Why Your Crew Knows the Rules But Still Gets Hurt
According to ISHN, most workplace injuries don’t happen because workers don’t know the rules. They happen because knowing the rules and following them are two very different things. That gap, between awareness and action, is where most safety programs quietly break down, and where safety leadership most often gets stuck.
For subcontractors running crews in the field, that’s a hard truth worth sitting with. You can deliver the toolbox talk, hang the sign, run the orientation, and still watch a veteran hand bypass lockout/tagout because the job is running behind. The article, written by Bryan Netherland and published by ISHN, argues that the gap isn’t a training problem at all. It’s a culture problem, and culture problems require a different set of tools than another refresher course.
Background
Netherland describes a progression that plays out in virtually every workplace. Workers move through stages, from those who cannot identify a hazard at all, to those who see it and proceed anyway, to those who act safely by reflex as part of their daily routine. Understanding where each worker actually sits on that progression, not where your training records say they should be, is the starting point for any meaningful improvement.
The piece identifies two early-stage failure modes that field supervisors will recognize immediately.
The first is what Netherland calls “consciously unsafe.” This is the worker who recognizes the hazard, understands the risk, and chooses to accept it anyway. The experienced hand who skips PPE because nothing bad has happened yet. The supervisor who looks the other way because the job is behind schedule. According to ISHN, this stage can’t be fixed with more information. The worker already has the information. What’s missing is the motivation to act on it, and that motivation comes from organizational culture, not from the safety manual.

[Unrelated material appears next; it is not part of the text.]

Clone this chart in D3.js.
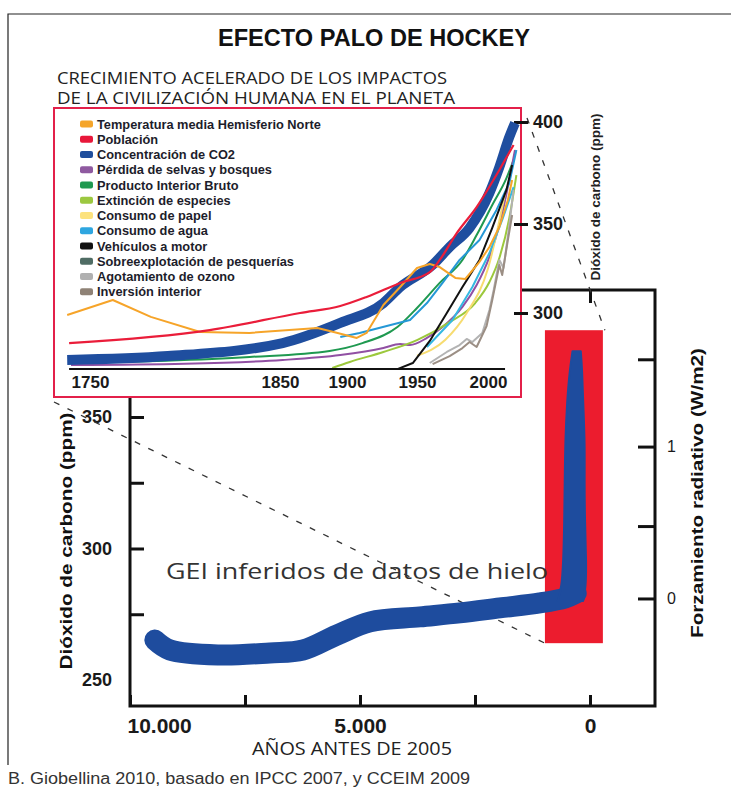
<!DOCTYPE html>
<html><head><meta charset="utf-8">
<script src="https://cdn.jsdelivr.net/npm/d3@7"></script>
<style>body{margin:0;background:#fff}svg{display:block}</style>
</head><body><svg id="c" width="731" height="795"></svg>
<script>
// ---------------- DATA ----------------
const title = "EFECTO PALO DE HOCKEY";
const subtitle = ["CRECIMIENTO ACELERADO DE LOS IMPACTOS", "DE LA CIVILIZACIÓN HUMANA EN EL PLANETA"];
const insetXTicks = [1750, 1850, 1900, 1950, 2000];
const insetYTicks = [300, 350, 400];
const mainXTicks = [10000, 7500, 5000, 2500, 0];
const mainXLabels = [10000, 5000, 0];
const mainYTicks = [250, 275, 300, 325, 350];
const mainYLabels = [250, 300, 350];
const forcingTicks = [0, 0.5, 1, 1.5];
const forcingLabels = [0, 1];

const legendNames = ["Temperatura media Hemisferio Norte","Población","Concentración de CO2","Pérdida de selvas y bosques","Producto Interior Bruto","Extinción de especies","Consumo de papel","Consumo de agua","Vehículos a motor","Sobreexplotación de pesquerías","Agotamiento de ozono","Inversión interior"];
const legendColors = ["#f5a52a","#e8173a","#1f4e9c","#8f5aa0","#1f9950","#9cc840","#fce27e","#2ea6e0","#111111","#4f6c64","#b0b0b0","#8f8276"];

// inset series (year, value on the CO2 ppm axis)
const tempYears = [1738,1762,1782,1808,1834,1878,1893,1907,1914,1926,1938,1950,1959,1966,1977,1984,1994,2001,2008,2014,2017];
const tempVals  = [298.9,307.3,297.8,289.3,288.8,291.6,288.8,286.0,288.8,304.5,314.6,325.3,327.5,325.8,319.7,319.1,328.7,337.1,348.3,361.8,371.6];
const popYears = [1739,1813,1865,1895,1914,1938,1959,1966,1978,1992,2008,2018];
const popVals  = [283.1,290.4,300,303.9,309.0,316.9,323.0,329.8,344.9,358.3,376.5,388.7];
const co2Years = [1738,1791,1852,1895,1926,1938,1961,1973,1987,2001,2008,2015,2019];
const co2Vals  = [273.6,275.8,283.1,294.4,305.6,314.6,327.0,337.1,347.8,365.2,377.9,392.6,399.5];
const forestYears = [1740,1800,1852,1895,1926,1938,1945,1957,1968,1982,1992,2001,2008,2015,2019];
const forestVals  = [270.8,271.5,273.6,276.4,280.3,282.6,282.0,286.0,292.1,303.4,315.7,331.5,349.4,371.6,386.3];
const gdpYears = [1739,1790,1834,1887,1911,1936,1950,1966,1982,1992,2003,2013,2018];
const gdpVals  = [272.0,273.2,275.3,278.7,283.1,292.1,302.8,316.9,329.8,343.8,359.3,372.5,381.4];
const extYears = [1889,1902,1926,1950,1973,1991,2001,2008,2015,2020];
const extVals  = [269.1,272.5,278.1,284.8,294.9,305.6,317.4,330.9,352.9,374.0];
const paperYears = [1950,1970,1985,2000,2012];
const paperVals  = [276,285,300,325,365];
const waterYears = [1895,1909,1945,1957,1968,1980,1994,2006,2015,2020];
const waterVals  = [286.5,288.8,296.1,305.6,316.9,329.8,341.0,356.9,370.1,386.3];
const vehYears = [1887,1936,1947,1959,1971,1982,1994,2003,2013,2017];
const vehVals  = [268.5,268.5,271.9,284.3,300,314.6,329.8,347.8,366.7,378.9];
const fishYears = [1957,1975,1989,2001,2010,2018];
const fishVals  = [280.9,296.1,314.6,333.7,352.0,368.1];
const ozoneYears = [1959,1971,1980,1985,1989,1996,2001,2004,2008,2011,2015,2018];
const ozoneVals  = [271.9,278.1,282.0,285.4,283.7,288.8,301.7,312.9,329.8,325.3,349.4,366.7];
const invYears = [1961,1973,1982,1987,1992,1999,2003,2008,2010,2014,2017];
const invVals  = [271.3,275.8,280.3,283.7,280.9,292.7,307.3,327.0,321.3,341.0,354.4];

// main chart: ice-core CO2 (years before 2005, ppm)
const iceYears = [9460,9130,8040,6960,6240,5500,4780,3700,2830,1960,1090,540,300];
const icePpm   = [265.2,261.4,259.5,260.3,261.4,267.1,272.1,274.0,275.5,277.4,279.3,281.2,283];
// industrial-era column: ppm levels with left / right extent (years before 2005)
const colPpm   = [280, 285, 295, 310, 325, 340, 356, 368, 375];
const colLeft  = [700, 620, 580, 560, 550, 540, 500, 440, 380];
const colRight = [150, 90, 80, 110, 120, 110, 150, 170, 200];
const highlightYears = [980, -280];
const highlightPpm = [264, 383];
const forcingRefPpm = 281;

// ---------------- DRAW ----------------
const svg = d3.select("#c");
const SANS = "'Liberation Sans', Arial, sans-serif";
const MYR = "'Open Sans', 'Noto Sans', sans-serif";
svg.append("rect").attr("width",731).attr("height",795).attr("fill","#fff");
svg.append("path").attr("d","M8,765 V14 H731").attr("fill","none").attr("stroke","#222").attr("stroke-width",1.2);

svg.append("text").attr("x",374).attr("y",46).attr("text-anchor","middle")
  .attr("font-family",SANS).attr("font-weight","bold").attr("font-size",23)
  .attr("textLength",312).attr("lengthAdjust","spacingAndGlyphs").attr("fill","#111").text(title);
svg.selectAll(".sub").data(subtitle).join("text").attr("class","sub")
  .attr("x",57).attr("y",(d,i)=>84+i*20).attr("font-family",MYR).attr("font-size",16).attr("fill","#222")
  .attr("textLength",(d,i)=>i?398:390).attr("lengthAdjust","spacingAndGlyphs").text(d=>d);

// main scales
const xM = d3.scaleLinear().domain([10000,0]).range([130,590]);
const yM = d3.scaleLinear().domain([250,350]).range([680,417]);
const fS = d3.scaleLinear().domain(forcingTicks).range(forcingTicks.map(f=>yM(forcingRefPpm*Math.exp(f/5.35))));
const fmt = d3.formatLocale({decimal:",",thousands:".",grouping:[3],currency:["",""]}).format(",");

// highlight rectangle
svg.append("rect").attr("x",xM(highlightYears[0])).attr("y",yM(highlightPpm[1]))
  .attr("width",xM(highlightYears[1])-xM(highlightYears[0])).attr("height",yM(highlightPpm[0])-yM(highlightPpm[1]))
  .attr("fill","#ec1c2e");

// frame
svg.append("rect").attr("x",130).attr("y",290).attr("width",525).attr("height",416)
  .attr("fill","none").attr("stroke","#111").attr("stroke-width",3);

function styleAxis(g, fs, weight){
  g.select(".domain").remove();
  g.selectAll(".tick line").attr("stroke","#111").attr("stroke-width",3);
  g.selectAll(".tick text").attr("font-family",SANS).attr("font-size",fs).attr("font-weight",weight).attr("fill","#1a1a1a");
}
const gB = svg.append("g").attr("transform","translate(0,706)")
  .call(d3.axisBottom(xM).tickValues(mainXTicks).tickSize(-11).tickPadding(12).tickFormat(d=>mainXLabels.includes(d)?fmt(d):""));
styleAxis(gB,21,"bold");
gB.selectAll(".tick text").filter(d=>d===10000).attr("text-anchor","start").attr("dx",-3);
const gT = svg.append("g").attr("transform","translate(0,290)")
  .call(d3.axisTop(xM).tickValues([0]).tickSize(-13).tickFormat(""));
styleAxis(gT,10,"normal");
const gL = svg.append("g").attr("transform","translate(130,0)")
  .call(d3.axisLeft(yM).tickValues(mainYTicks).tickSize(-14).tickPadding(18).tickFormat(d=>mainYLabels.includes(d)?d:""));
styleAxis(gL,18,"bold");
gL.selectAll(".tick").filter(d=>d===250).select("line").remove();
const gR = svg.append("g").attr("transform","translate(655,0)")
  .call(d3.axisRight(fS).tickValues(forcingTicks).tickSize(-17).tickPadding(12).tickFormat(d=>forcingLabels.includes(d)?d:""));
styleAxis(gR,16,"normal");

// axis titles
svg.append("text").attr("transform","translate(72,541) rotate(-90)").attr("text-anchor","middle")
  .attr("font-family",SANS).attr("font-weight","bold").attr("font-size",17).attr("fill","#111")
  .attr("textLength",257).attr("lengthAdjust","spacingAndGlyphs").text("Dióxido de carbono (ppm)");
svg.append("text").attr("transform","translate(703,493) rotate(-90)").attr("text-anchor","middle")
  .attr("font-family",SANS).attr("font-weight","bold").attr("font-size",17).attr("fill","#111")
  .attr("textLength",290).attr("lengthAdjust","spacingAndGlyphs").text("Forzamiento radiativo (W/m2)");
svg.append("text").attr("x",352).attr("y",755).attr("text-anchor","middle")
  .attr("font-family",MYR).attr("font-size",18).attr("fill","#222")
  .attr("textLength",200).attr("lengthAdjust","spacingAndGlyphs").text("AÑOS ANTES DE 2005");
svg.append("text").attr("x",8).attr("y",784).attr("font-family",SANS).attr("font-size",16).attr("fill","#333")
  .attr("textLength",462).attr("lengthAdjust","spacingAndGlyphs").text("B. Giobellina 2010, basado en IPCC 2007, y CCEIM 2009");

// inset geometry
const inset = {x:54, y:108, w:467, h:289};
const xI = d3.scaleLinear().domain(insetXTicks).range([90,280,347,417,488]);
const yI = d3.scaleLinear().domain(insetYTicks).range([313,224,122]);

// dashed connectors
const dash = [
  [[inset.x+inset.w+6, yI(402)], [xM(highlightYears[1])+2, yM(highlightPpm[1])]],
  [[inset.x, inset.y+inset.h+5], [xM(highlightYears[0]), yM(highlightPpm[0])]]
];
svg.selectAll(".dash").data(dash).join("line").attr("class","dash")
  .attr("x1",d=>d[0][0]).attr("y1",d=>d[0][1]).attr("x2",d=>d[1][0]).attr("y2",d=>d[1][1])
  .attr("stroke","#333").attr("stroke-width",1.3).attr("stroke-dasharray","6,9");

svg.append("text").attr("x",166).attr("y",579).attr("font-family",MYR).attr("font-size",21).attr("fill","#333")
  .attr("textLength",382).attr("lengthAdjust","spacingAndGlyphs").text("GEI inferidos de datos de hielo");

// ice core
const iceLine = d3.line().x(d=>xM(d[0])).y(d=>yM(d[1])).curve(d3.curveCatmullRom.alpha(0.5));
svg.append("path").datum(iceYears.map((y,i)=>[y,icePpm[i]])).attr("d",iceLine)
  .attr("fill","none").attr("stroke","#1e4c9e").attr("stroke-width",21)
  .attr("stroke-linejoin","round").attr("stroke-linecap","round");
const colArea = d3.area().y(d=>yM(d[0])).x0(d=>xM(d[1])).x1(d=>xM(d[2])).curve(d3.curveBasis);
svg.append("path").datum(colPpm.map((p,i)=>[p,colLeft[i],colRight[i]])).attr("d",colArea)
  .attr("fill","#1e4c9e").attr("stroke","#1e4c9e").attr("stroke-width",2).attr("stroke-linejoin","round");

// inset box
svg.append("rect").attr("x",inset.x).attr("y",inset.y).attr("width",inset.w).attr("height",inset.h)
  .attr("fill","#fff").attr("stroke","#e3204a").attr("stroke-width",2);

const gi = svg.append("g");
gi.append("line").attr("x1",xI(1739)).attr("x2",xI(2012)).attr("y1",369).attr("y2",369).attr("stroke","#111").attr("stroke-width",2);
const gIX = gi.append("g").attr("transform","translate(0,369)")
  .call(d3.axisBottom(xI).tickValues(insetXTicks).tickSize(0).tickPadding(7).tickFormat(d3.format("d")));
styleAxis(gIX,17,"bold");
const gIY = gi.append("g").attr("transform","translate(514,0)")
  .call(d3.axisRight(yI).tickValues(insetYTicks).tickSize(14).tickPadding(5));
styleAxis(gIY,18,"bold");
gi.append("text").attr("transform","translate(600,197) rotate(-90)").attr("text-anchor","middle")
  .attr("font-family",SANS).attr("font-weight","bold").attr("font-size",12.5).attr("fill","#222")
  .attr("textLength",167).attr("lengthAdjust","spacingAndGlyphs").text("Dióxido de carbono (ppm)");

// legend
const lg = gi.selectAll(".lg").data(legendNames).join("g").attr("class","lg")
  .attr("transform",(d,i)=>`translate(80,${124+i*15.25})`);
lg.append("rect").attr("x",0).attr("y",-3.5).attr("width",13).attr("height",7).attr("rx",2)
  .attr("fill",(d,i)=>legendColors[i]);
lg.append("text").attr("x",17).attr("y",4.5).attr("font-family",SANS).attr("font-weight","bold")
  .attr("font-size",12.8).attr("fill","#1d1d2b").text(d=>d);

// inset series
const smooth = d3.line().x(d=>xI(d[0])).y(d=>yI(d[1])).curve(d3.curveMonotoneX);
const straight = d3.line().x(d=>xI(d[0])).y(d=>yI(d[1]));
const zip = (a,b)=>a.map((v,i)=>[v,b[i]]);
const series = [
  {ys:gdpYears, vs:gdpVals, c:"#1f9950", w:2, gen:smooth},
  {ys:forestYears, vs:forestVals, c:"#9150a3", w:2, gen:smooth},
  {ys:co2Years, vs:co2Vals, c:"#1f4e9f", w:10, gen:smooth},
  {ys:extYears, vs:extVals, c:"#9cc83c", w:2, gen:smooth},
  {ys:paperYears, vs:paperVals, c:"#f7dc70", w:2, gen:smooth},
  {ys:fishYears, vs:fishVals, c:"#35b8e2", w:2, gen:straight},
  {ys:waterYears, vs:waterVals, c:"#2598d6", w:2, gen:straight},
  {ys:ozoneYears, vs:ozoneVals, c:"#b3b3b3", w:2, gen:straight},
  {ys:invYears, vs:invVals, c:"#9b8e84", w:2, gen:straight},
  {ys:vehYears, vs:vehVals, c:"#111111", w:2, gen:straight},
  {ys:tempYears, vs:tempVals, c:"#f6a429", w:2, gen:straight},
  {ys:popYears, vs:popVals, c:"#ea1d3a", w:2.2, gen:smooth}
];
series.forEach(s=>{
  gi.append("path").datum(zip(s.ys,s.vs)).attr("d",s.gen).attr("fill","none")
    .attr("stroke",s.c).attr("stroke-width",s.w).attr("stroke-linejoin","round");
});
</script></body></html>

The second stage is “unconsciously unsafe.” This one is arguably harder to address because the worker genuinely doesn’t see the risk at all. It’s not complacency, it’s a real gap in hazard recognition. Netherland notes this often shows up with newer workers or those transferred into unfamiliar task environments, but long-tenured employees can develop the same blind spots around hazards that have always been present and never caused an incident. For this group, observation-based programs and targeted micro-trainings like toolbox talks are specifically identified as effective tools.
Analysis
What Netherland is describing is a problem that hits field service companies harder than almost any other sector. Subcontractors operate under constant schedule pressure, often on job sites they don’t control, with crews assembled from different companies and backgrounds. The conditions that push workers toward consciously unsafe behavior, productivity pressure, normalized hazard tolerance, and leadership that quietly rewards cutting corners, are baked into the business model if you’re not actively fighting them.
The consciously unsafe stage is particularly relevant here. When a general contractor is pushing for completion and the subcontractor’s supervisor feels that pressure, the supervisor becomes the organizational culture in that moment. If they look the other way once, they’ve communicated something far louder than any safety policy. According to ISHN, leadership response matters more than policy at this stage. Accountability, modeled consistently from the top down, is the lever, not training.

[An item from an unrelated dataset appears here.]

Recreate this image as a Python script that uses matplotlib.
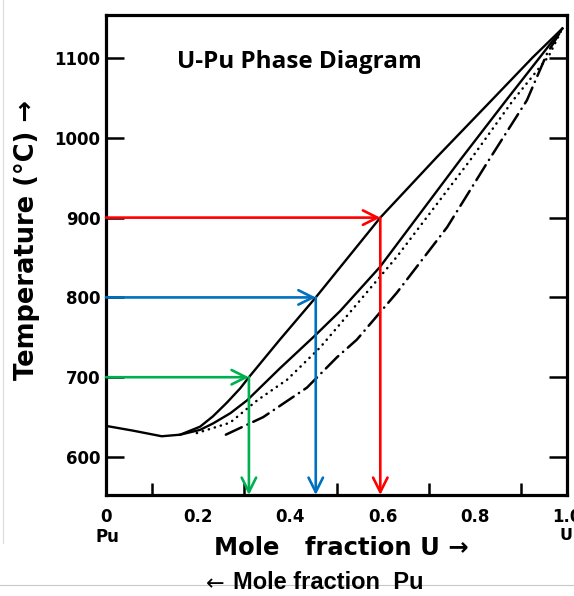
import numpy as np
import matplotlib.pyplot as plt
from matplotlib.lines import Line2D

# U-Pu phase boundaries (mole fraction U, temperature in deg C)
liq_x = [0.0, 0.059, 0.121, 0.161, 0.204, 0.232, 0.262, 0.291, 0.31, 0.377, 0.455, 0.595, 0.718, 0.833, 0.926, 0.99]
liq_t = [639, 633, 626, 628, 638, 651, 668, 686, 700, 747, 800, 900, 976, 1045, 1101, 1137]

sol_x = [0.161, 0.204, 0.232, 0.27, 0.306, 0.377, 0.453, 0.508, 0.594, 0.768, 0.868, 0.99]
sol_t = [628, 634, 642, 655, 671, 711, 752, 783, 838, 972, 1047, 1137]

dot_x = [0.197, 0.269, 0.328, 0.393, 0.464, 0.501, 0.631, 0.79, 0.883, 0.96, 0.99]
dot_t = [630, 643, 671, 697, 737, 762, 851, 972, 1047, 1102, 1137]

dd_x = [0.26, 0.341, 0.436, 0.501, 0.544, 0.631, 0.74, 0.826, 0.913, 0.957, 0.99]
dd_t = [628, 650, 687, 725, 747, 806, 888, 968, 1047, 1106, 1137]

# read-off guides
guide_t = [700, 800, 900]
guide_x = [0.31, 0.455, 0.595]
guide_c = ['#00b050', '#0070c0', '#ff0000']

y_ticks = [600, 700, 800, 900, 1000, 1100]
x_labels = ['0', '0.2', '0.4', '0.6', '0.8', '1.0']

W, H = 574, 596
fig = plt.figure(figsize=(W / 100, H / 100), dpi=100)
ax = fig.add_axes([106 / W, 1 - 495 / H, 461 / W, 480 / H])

ax.set_xlim(0, 1.0)
ax.set_ylim(552.4, 1153.9)

ax.plot(liq_x, liq_t, color='black', lw=1.7)
ax.plot(sol_x, sol_t, color='black', lw=1.7)
ax.plot(dot_x, dot_t, color='black', lw=1.8, linestyle=(0, (0.1, 2.4)), dash_capstyle='round')
ax.plot(dd_x, dd_t, color='black', lw=1.8, linestyle=(0, (7, 2.5, 0.1, 2.5)), dash_capstyle='round')

ymin = ax.get_ylim()[0]
for t, x, c in zip(guide_t, guide_x, guide_c):
    ax.annotate('', xy=(x, t), xytext=(0, t),
                arrowprops=dict(arrowstyle='->', color=c, lw=1.9, mutation_scale=26,
                                shrinkA=0, shrinkB=0))
    ax.annotate('', xy=(x, ymin), xytext=(x, t),
                arrowprops=dict(arrowstyle='->', color=c, lw=1.9, mutation_scale=26,
                                shrinkA=0, shrinkB=0))

for s in ax.spines.values():
    s.set_linewidth(2.3)

ax.set_yticks(y_ticks)
ax.tick_params(axis='y', which='major', direction='in', length=13, width=1.8,
               right=True, labelsize=12, pad=4)
ax.set_xticks(np.arange(0, 1.01, 0.2))
ax.set_xticklabels(x_labels)
ax.set_xticks(np.arange(0.1, 0.95, 0.1), minor=True)
ax.tick_params(axis='x', which='major', direction='in', length=0, labelsize=12, pad=9)
ax.tick_params(axis='x', which='minor', direction='in', length=9, width=1.8)
for lab in ax.get_xticklabels() + ax.get_yticklabels():
    lab.set_fontweight('bold')

fig.text(299 / W, 1 - 62 / H, 'U-Pu Phase Diagram', ha='center', va='center',
         fontsize=17.5, fontweight='bold', family='Open Sans')
fig.text(107 / W, 1 - 537 / H, 'Pu', ha='center', va='center', fontsize=12, fontweight='bold')
fig.text(566 / W, 1 - 535 / H, 'U', ha='center', va='center', fontsize=11.5, fontweight='bold')
fig.text(341 / W, 1 - 548 / H, 'Mole   fraction U \u2192', ha='center', va='center',
         fontsize=17.5, fontweight='bold')
fig.text(27 / W, 1 - 240 / H, 'Temperature (\u00b0C) \u2192', ha='center', va='center',
         rotation=90, fontsize=18.5, fontweight='bold')

# page edges around the figure
fig.add_artist(Line2D([0, 1], [1 - 585 / H, 1 - 585 / H], color='#c8c8c8', lw=0.8))
fig.add_artist(Line2D([3 / W, 3 / W], [1, 1 - 543 / H], color='#dcdcdc', lw=0.8))
fig.text(215 / W, 1 - 584 / H, '\u2190', ha='center', va='center',
         fontsize=16, family='DejaVu Sans')
fig.text(233 / W, 1 - 589 / H, 'Mole fraction  Pu', ha='left', va='baseline',
         fontsize=17, fontweight='bold', family='Liberation Sans')

fig.savefig('out.png', dpi=100)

That’s uncomfortable for a lot of small and mid-size field service companies because it means the fix isn’t a product you can buy or a course you can schedule. It requires owners and field supervisors to honestly examine what the organization is actually rewarding. Are crews getting praised for finishing fast? Are close calls getting quietly buried to avoid scrutiny? If the answer is yes, no amount of OSHA 10 cards or monthly safety meetings will move the needle.
The unconsciously unsafe profile presents a separate operational challenge. On multi-trade job sites, workers rotating into new environments may simply not have the hazard recognition framework for that setting. A pipefitter moving from a refinery turnaround to a new construction site faces a genuinely different risk landscape. Brief, task-specific observations and micro-trainings aren’t just a nice-to-have for that worker. They’re the actual mechanism for building hazard recognition where it doesn’t yet exist.

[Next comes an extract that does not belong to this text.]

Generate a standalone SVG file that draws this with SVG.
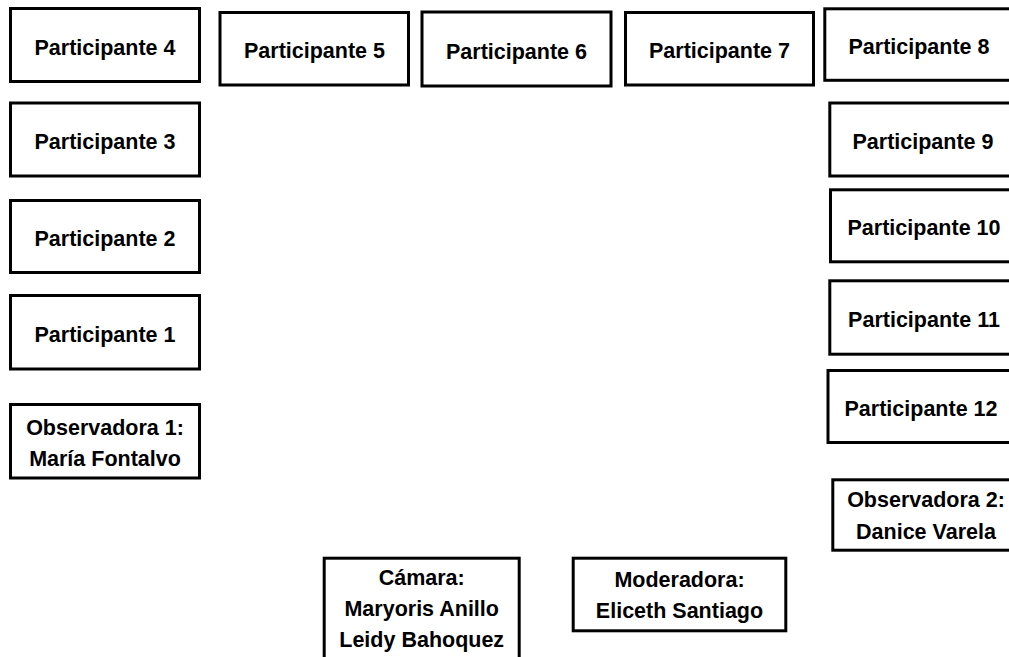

What It Means for Subcontractors
- Stop diagnosing compliance gaps with training solutions. If your crew is skipping procedures they already know, you have a culture problem. More training won’t solve it.
- Audit what you’re rewarding. If schedule and productivity consistently win when they conflict with safety protocols, your crew has already received your real safety policy, regardless of what’s written down.
- Hold the line at the supervisor level. According to ISHN, workers who see corners cut at the top have no rational basis for taking the extra time to do it right. Your foremen and field supervisors are the culture.
- Use toolbox talks strategically for unconsciously unsafe workers. Short, observation-based check-ins are specifically identified as effective for workers who have genuine hazard recognition gaps, not just attitude problems.
- Assess where workers actually are, not where the training log says they should be. New hires and workers moving into unfamiliar tasks need hazard recognition development, not just orientation paperwork.
- Recognize that experienced workers can also be in the unconsciously unsafe stage. Normalized hazards, risks that have always been present without causing an incident, create blind spots in long-tenured crews that require active intervention to correct.